Mike Lempres, former Coinbase legal chief and chairman of Silvergate, wrote in the Wall Street Journal that the federal government spent years vilifying crypto and using legally questionable tactics to force compliance.
Now, Trump’s administration is reversing that course.
Trump’s crypto empire and Musk’s financial takeover
For Trump, crypto isn’t just about politics. It’s money.
Before he was back in office, Trump and Melania launched meme coins that instantly added billions to their net worth. The projects raked in tens of millions in trading fees.
A week into his term, Trump launched Truth.Fi, the financial arm of Trump Media, promising ETFs, crypto investments, and “Patriot Economy” assets—all custodied with $250 million at Charles Schwab.
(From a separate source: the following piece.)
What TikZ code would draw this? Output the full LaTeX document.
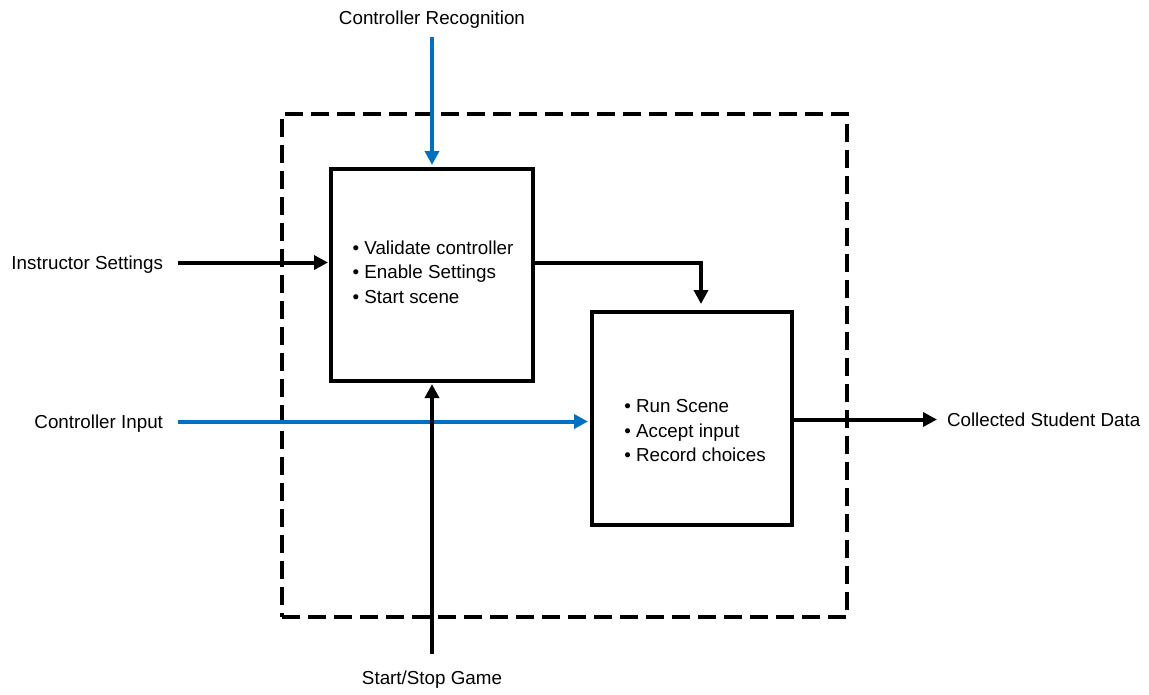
\documentclass[tikz,border=0pt]{standalone}
\usepackage{fontspec}
\setmainfont{Liberation Sans}
\usetikzlibrary{arrows.meta}
\definecolor{flowblue}{RGB}{0,112,192}
\begin{document}
\begin{tikzpicture}[x=1pt,y=-1pt,
  lbl/.style={inner sep=0pt, outer sep=0pt, font=\fontsize{18.8}{24.5}\selectfont},
  ext/.style={lbl, text height=13.5pt, text depth=0pt},
  blist/.style={lbl, align=left},
  stage/.style={draw, line width=4pt, inner sep=0pt},
  flow/.style={line width=4pt, -{Triangle[length=14pt,width=14pt]}},
  sigflow/.style={flow, draw=flowblue},
  boundary/.style={draw, line width=4pt, dash pattern=on 18pt off 8pt, inner sep=0pt}
]
\useasboundingbox (0,0) rectangle (1149,694);

% system boundary
\node[boundary, minimum width=565pt, minimum height=503pt] (sys) at (564.5,365.5) {};

% processing stages
\node[stage, minimum width=202pt, minimum height=212pt] (setup) at (432,275) {};
\node[stage, minimum width=200pt, minimum height=213pt] (play) at (692,418.5) {};

\node[blist] (setuptext) at (433,272) {• Validate controller\\• Enable Settings\\• Start scene};
\node[blist] (playtext) at (695,431) {• Run Scene\\• Accept input\\• Record choices};

% external inputs and outputs
\node[ext] (recog) at (432,18) {Controller Recognition};
\node[ext, anchor=east] (instr) at (163,262.5) {Instructor Settings};
\node[ext, anchor=east] (cinput) at (163,421.5) {Controller Input};
\node[ext] (startstop) at (432,678) {Start/Stop Game};
\node[ext, anchor=west] (collected) at (947,419.5) {Collected Student Data};

% connectors
\draw[sigflow, shorten <=12pt, shorten >=2pt] (recog.south) -- (setup.north);
\draw[flow, shorten <=15pt, shorten >=1pt] (instr.east) -- (instr.east -| setup.west);
\draw[flow, shorten >=6pt] ([yshift=12pt]setup.east) -| ([xshift=9pt]play.north);
\draw[sigflow, shorten <=15pt, shorten >=2pt] (cinput.east) -- (cinput.east -| play.west);
\draw[flow, shorten <=17pt, shorten >=1pt] (startstop.north) -- (setup.south);
\draw[flow, shorten >=10pt] (collected.west -| play.east) -- (collected.west);
\end{tikzpicture}
\end{document}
Meanwhile, Elon Musk is positioning X as an alternative bank. His vision? A full financial system inside his social media platform, letting users move funds between banks and digital wallets, make payments, and trade crypto—all inside X.
The industry is responding.
“It’s a brand new day for crypto in America,” said David Marcus, the former head of crypto at Meta and current CEO of infrastructure startup Lightspark. He called the Trump administration’s shift “a polarity flip of atmosphere and energy for our entire industry.”
The battle over crypto and banking is far from over. But with Trump, Congress, and the industry aligned, debanking may have just met its match.